You have an older version of PrPro which I am not using so I can't try it and tell you for sure what to expect. (that screenshot with the yellow highlights and bumpy scrollbars does not look like 2017.n to me)
First of all, unless you really have 24 hours of meaningful frames to show, the right way to do this is to edit your actual content as needed and then use a loop setting for continuous playback. But if you really need one continuous, 24-hour-and-zero-frame video, then...
1. Make sure your sequence is set to use a non-drop-frame timecode like 24.00 or 30.00 frames per sec (as opposed to 29.97, which will shorten the real duration over time)
2. If final playback is to be done from within PrPro, then edit the content out past the 24-hour mark and then trim or cut the last clip in to end at the right frame.
3. If playback is to be done outside of PrPro, then again edit the content past the 24-hour mark and then choose an out point of 24.00.00.00 for the exported file.
That said, you may have bigger problems getting this done.
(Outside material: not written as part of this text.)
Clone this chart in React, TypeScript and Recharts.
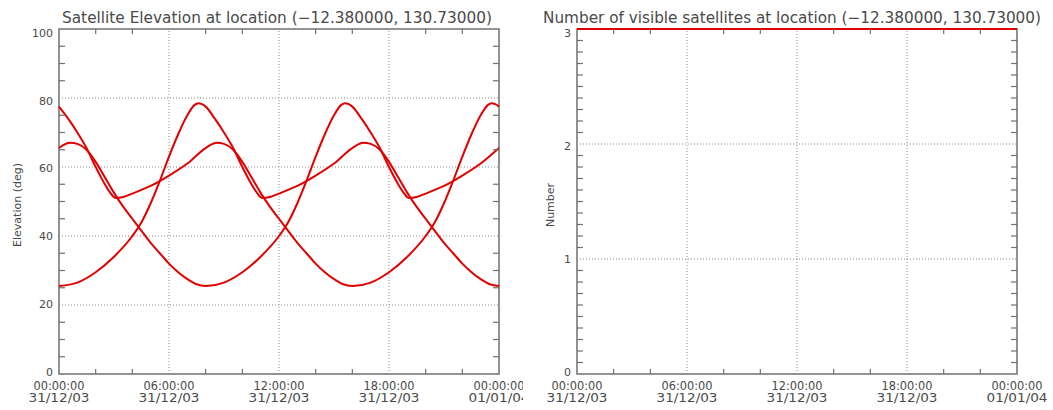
import React from 'react';
import { LineChart, Line, XAxis, YAxis, ReferenceLine, ReferenceArea } from 'recharts';

// ---------- data ----------
const TIME_LABELS = ['00:00:00', '06:00:00', '12:00:00', '18:00:00', '00:00:00'];
const DATE_LABELS = ['31/12/03', '31/12/03', '31/12/03', '31/12/03', '01/01/04'];
const X_TICKS = [0, 2, 4, 6, 8, 10, 12, 14, 16, 18, 20, 22, 24];
const X_GRID = [6, 12, 18];
const ELEV_TICKS = [0, 5, 10, 15, 20, 25, 30, 35, 40, 45, 50, 55, 60, 65, 70, 75, 80, 85, 90, 95, 100];
const ELEV_GRID = [20, 40, 60, 80];
const COUNT_TICKS = [0, 0.1, 0.2, 0.3, 0.4, 0.5, 0.6, 0.7, 0.8, 0.9, 1, 1.1, 1.2, 1.3, 1.4, 1.5, 1.6, 1.7, 1.8, 1.9, 2, 2.1, 2.2, 2.3, 2.4, 2.5, 2.6, 2.7, 2.8, 2.9, 3];
const COUNT_GRID = [1, 2];

const SAT1 = [
  { t: 0, e: 25.5 }, { t: 1, e: 26.5 }, { t: 2, e: 29.5 }, { t: 3, e: 34 }, { t: 4, e: 40 },
  { t: 4.5, e: 44 }, { t: 5, e: 49.5 }, { t: 5.5, e: 56 }, { t: 6, e: 63 }, { t: 6.5, e: 69.5 },
  { t: 7, e: 75 }, { t: 7.4, e: 78 }, { t: 7.6, e: 78.5 }, { t: 7.8, e: 78.2 }, { t: 8, e: 77.5 },
  { t: 8.5, e: 74 }, { t: 9, e: 70 }, { t: 9.5, e: 65.5 }, { t: 10, e: 60 }, { t: 10.5, e: 55 },
  { t: 10.8, e: 52.5 }, { t: 11.1, e: 51 }, { t: 11.5, e: 51.3 }, { t: 12, e: 52.3 }, { t: 13, e: 54.5 },
  { t: 14, e: 57.5 }, { t: 15, e: 61 }, { t: 16, e: 65.5 }, { t: 16.6, e: 67 }, { t: 17, e: 66.7 },
  { t: 17.5, e: 65 }, { t: 18, e: 61.5 }, { t: 18.5, e: 57 }, { t: 19, e: 52.5 }, { t: 19.5, e: 48.5 },
  { t: 20, e: 45 }, { t: 20.5, e: 41.5 }, { t: 21, e: 38 }, { t: 21.5, e: 35 }, { t: 22, e: 32 },
  { t: 22.5, e: 29.5 }, { t: 23, e: 27.5 }, { t: 23.5, e: 26 }, { t: 24, e: 25.5 },
];

const SAT2 = [
  { t: 0, e: 77.5 }, { t: 0.5, e: 74 }, { t: 1, e: 70 }, { t: 1.5, e: 65.5 }, { t: 2, e: 60 },
  { t: 2.5, e: 55 }, { t: 2.8, e: 52.5 }, { t: 3.1, e: 51 }, { t: 3.5, e: 51.3 }, { t: 4, e: 52.3 },
  { t: 5, e: 54.5 }, { t: 6, e: 57.5 }, { t: 7, e: 61 }, { t: 8, e: 65.5 }, { t: 8.6, e: 67 },
  { t: 9, e: 66.7 }, { t: 9.5, e: 65 }, { t: 10, e: 61.5 }, { t: 10.5, e: 57 }, { t: 11, e: 52.5 },
  { t: 11.5, e: 48.5 }, { t: 12, e: 45 }, { t: 12.5, e: 41.5 }, { t: 13, e: 38 }, { t: 13.5, e: 35 },
  { t: 14, e: 32 }, { t: 14.5, e: 29.5 }, { t: 15, e: 27.5 }, { t: 15.5, e: 26 }, { t: 16, e: 25.5 },
  { t: 17, e: 26.5 }, { t: 18, e: 29.5 }, { t: 19, e: 34 }, { t: 20, e: 40 }, { t: 20.5, e: 44 },
  { t: 21, e: 49.5 }, { t: 21.5, e: 56 }, { t: 22, e: 63 }, { t: 22.5, e: 69.5 }, { t: 23, e: 75 },
  { t: 23.4, e: 78 }, { t: 23.6, e: 78.5 }, { t: 23.8, e: 78.2 }, { t: 24, e: 77.5 },
];

const SAT3 = [
  { t: 0, e: 65.5 }, { t: 0.6, e: 67 }, { t: 1, e: 66.7 }, { t: 1.5, e: 65 }, { t: 2, e: 61.5 },
  { t: 2.5, e: 57 }, { t: 3, e: 52.5 }, { t: 3.5, e: 48.5 }, { t: 4, e: 45 }, { t: 4.5, e: 41.5 },
  { t: 5, e: 38 }, { t: 5.5, e: 35 }, { t: 6, e: 32 }, { t: 6.5, e: 29.5 }, { t: 7, e: 27.5 },
  { t: 7.5, e: 26 }, { t: 8, e: 25.5 }, { t: 9, e: 26.5 }, { t: 10, e: 29.5 }, { t: 11, e: 34 },
  { t: 12, e: 40 }, { t: 12.5, e: 44 }, { t: 13, e: 49.5 }, { t: 13.5, e: 56 }, { t: 14, e: 63 },
  { t: 14.5, e: 69.5 }, { t: 15, e: 75 }, { t: 15.4, e: 78 }, { t: 15.6, e: 78.5 }, { t: 15.8, e: 78.2 },
  { t: 16, e: 77.5 }, { t: 16.5, e: 74 }, { t: 17, e: 70 }, { t: 17.5, e: 65.5 }, { t: 18, e: 60 },
  { t: 18.5, e: 55 }, { t: 18.8, e: 52.5 }, { t: 19.1, e: 51 }, { t: 19.5, e: 51.3 }, { t: 20, e: 52.3 },
  { t: 21, e: 54.5 }, { t: 22, e: 57.5 }, { t: 23, e: 61 }, { t: 24, e: 65.5 },
];

const VISIBLE = [{ t: 0, n: 3 }, { t: 6, n: 3 }, { t: 12, n: 3 }, { t: 18, n: 3 }, { t: 24, n: 3 }];

const TITLE_LEFT = 'Satellite Elevation at location (\u221212.380000, 130.73000)';
const TITLE_RIGHT = 'Number of visible satellites at location (\u221212.380000, 130.73000)';
const YLABEL_LEFT = 'Elevation (deg)';
const YLABEL_RIGHT = 'Number';

// ---------- style ----------
const AX = '#707070';
const GRID = '#8a8a8a';
const TXT = '#4a4a4a';
const RED = '#e00000';
const FONT = '"DejaVu Sans", sans-serif';
const PLOT_W = 440;
const PLOT_H = 345;
const PLOT_TOP = 29;
const CHART_H = 410;

function XTick(props: any) {
  const { x, y, payload, plotH } = props;
  const v = payload.value;
  const k = v / 6;
  const major = Math.abs(k - Math.round(k)) < 1e-6;
  if (!major) {
    return (
      <g>
        <line x1={x} x2={x} y1={y} y2={y - 5} stroke={AX} strokeWidth={1.2} />
        <line x1={x} x2={x} y1={y - plotH} y2={y - plotH + 5} stroke={AX} strokeWidth={1.2} />
      </g>
    );
  }
  const i = Math.round(k);
  return (
    <g>
      <text x={x} y={y + 16} textAnchor="middle" fontSize={12} fill={TXT} fontFamily={FONT}
        textLength={51} lengthAdjust="spacingAndGlyphs">{TIME_LABELS[i]}</text>
      <text x={x} y={y + 28} textAnchor="middle" fontSize={12} fill={TXT} fontFamily={FONT}
        textLength={61} lengthAdjust="spacingAndGlyphs">{DATE_LABELS[i]}</text>
    </g>
  );
}

function YTick(props: any) {
  const { x, y, payload, plotW, step, max } = props;
  const v = payload.value;
  const r = v / step;
  const major = Math.abs(r - Math.round(r)) < 1e-6;
  if (!major) {
    return (
      <g>
        <line x1={x} x2={x + 6} y1={y} y2={y} stroke={AX} strokeWidth={1.2} />
        <line x1={x + plotW - 6} x2={x + plotW} y1={y} y2={y} stroke={AX} strokeWidth={1.2} />
      </g>
    );
  }
  const frac = v / max;
  return (
    <text x={x - 6} y={y + 1.5 + 6.5 * frac} textAnchor="end" fontSize={11} fill={TXT} fontFamily={FONT}>
      {String(Math.round(v))}
    </text>
  );
}

function ElevationChart() {
  const width = 530;
  return (
    <LineChart width={width} height={CHART_H}
      margin={{ top: PLOT_TOP, right: width - 59 - PLOT_W, bottom: 0, left: 0 }}>
      <XAxis dataKey="t" type="number" domain={[0, 24]} ticks={X_TICKS} interval={0}
        height={CHART_H - PLOT_TOP - PLOT_H} axisLine={false} tickLine={false} tickSize={0} tickMargin={0}
        tick={<XTick plotH={PLOT_H} />} />
      <YAxis type="number" domain={[0, 100]} ticks={ELEV_TICKS} interval={0} width={59}
        axisLine={false} tickLine={false} tickSize={0} tickMargin={0}
        tick={<YTick plotW={PLOT_W} step={20} max={100} />} />
      {X_GRID.map((g) => (
        <ReferenceLine key={'x' + g} x={g} stroke={GRID} strokeDasharray="1 2" />
      ))}
      {ELEV_GRID.map((g) => (
        <ReferenceLine key={'y' + g} y={g} stroke={GRID} strokeDasharray="1 2" />
      ))}
      <ReferenceArea x1={0} x2={24} y1={0} y2={100} fill="none" fillOpacity={0} stroke={AX} strokeWidth={1.5} />
      <Line data={SAT1} dataKey="e" type="monotone" stroke={RED} strokeWidth={2} dot={false} isAnimationActive={false} />
      <Line data={SAT2} dataKey="e" type="monotone" stroke={RED} strokeWidth={2} dot={false} isAnimationActive={false} />
      <Line data={SAT3} dataKey="e" type="monotone" stroke={RED} strokeWidth={2} dot={false} isAnimationActive={false} />
    </LineChart>
  );
}

function CountChart() {
  const width = 523;
  return (
    <LineChart width={width} height={CHART_H}
      margin={{ top: PLOT_TOP, right: width - 47 - PLOT_W, bottom: 0, left: 0 }}>
      <XAxis dataKey="t" type="number" domain={[0, 24]} ticks={X_TICKS} interval={0}
        height={CHART_H - PLOT_TOP - PLOT_H} axisLine={false} tickLine={false} tickSize={0} tickMargin={0}
        tick={<XTick plotH={PLOT_H} />} />
      <YAxis type="number" domain={[0, 3]} ticks={COUNT_TICKS} interval={0} width={47}
        axisLine={false} tickLine={false} tickSize={0} tickMargin={0}
        tick={<YTick plotW={PLOT_W} step={1} max={3} />} />
      {X_GRID.map((g) => (
        <ReferenceLine key={'x' + g} x={g} stroke={GRID} strokeDasharray="1 2" />
      ))}
      {COUNT_GRID.map((g) => (
        <ReferenceLine key={'y' + g} y={g} stroke={GRID} strokeDasharray="1 2" />
      ))}
      <ReferenceArea x1={0} x2={24} y1={0} y2={3} fill="none" fillOpacity={0} stroke={AX} strokeWidth={1.5} />
      <Line data={VISIBLE} dataKey="n" type="linear" stroke={RED} strokeWidth={2} dot={false} isAnimationActive={false} />
    </LineChart>
  );
}

export default function App() {
  return (
    <div style={{ position: 'absolute', left: 0, top: 0, width: 1053, height: 410, background: '#fff', overflow: 'hidden' }}>
      <div style={{ position: 'absolute', left: 0, top: 0, width: 523, height: 410, overflow: 'hidden' }}>
        <ElevationChart />
      </div>
      <div style={{ position: 'absolute', left: 530, top: 0, width: 523, height: 410 }}>
        <CountChart />
      </div>
      <svg width={1053} height={410} style={{ position: 'absolute', left: 0, top: 0, pointerEvents: 'none' }}>
        <text x={62} y={23} fontSize={15} fill={TXT} fontFamily={FONT} textLength={430} lengthAdjust="spacingAndGlyphs">{TITLE_LEFT}</text>
        <text x={543} y={23} fontSize={15} fill={TXT} fontFamily={FONT} textLength={498} lengthAdjust="spacingAndGlyphs">{TITLE_RIGHT}</text>
        <text x={0} y={0} transform="translate(21,205) rotate(-90)" textAnchor="middle" fontSize={11} fill={TXT} fontFamily={FONT}>{YLABEL_LEFT}</text>
        <text x={0} y={0} transform="translate(554,205) rotate(-90)" textAnchor="middle" fontSize={11} fill={TXT} fontFamily={FONT}>{YLABEL_RIGHT}</text>
      </svg>
    </div>
  );
}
It looks like Pr's timeline will stop showing frames after about 23:55... and you cannot zoom out or scrub the playhead, our even scroll over past that point. This is the part I can't verify for you because we're not using the same version. A bug could maybe be logged against it if you see the same problem on a current version, but it's unlikely to get much attention since 24-hour-long videos are not a very common workflow. How would you even export or publish something like that? If it were a regular many-hours-long production (like a tv or webcast series) it would just be a bunch of shorter sequences, edited and published separately, which Pr can handle quite well.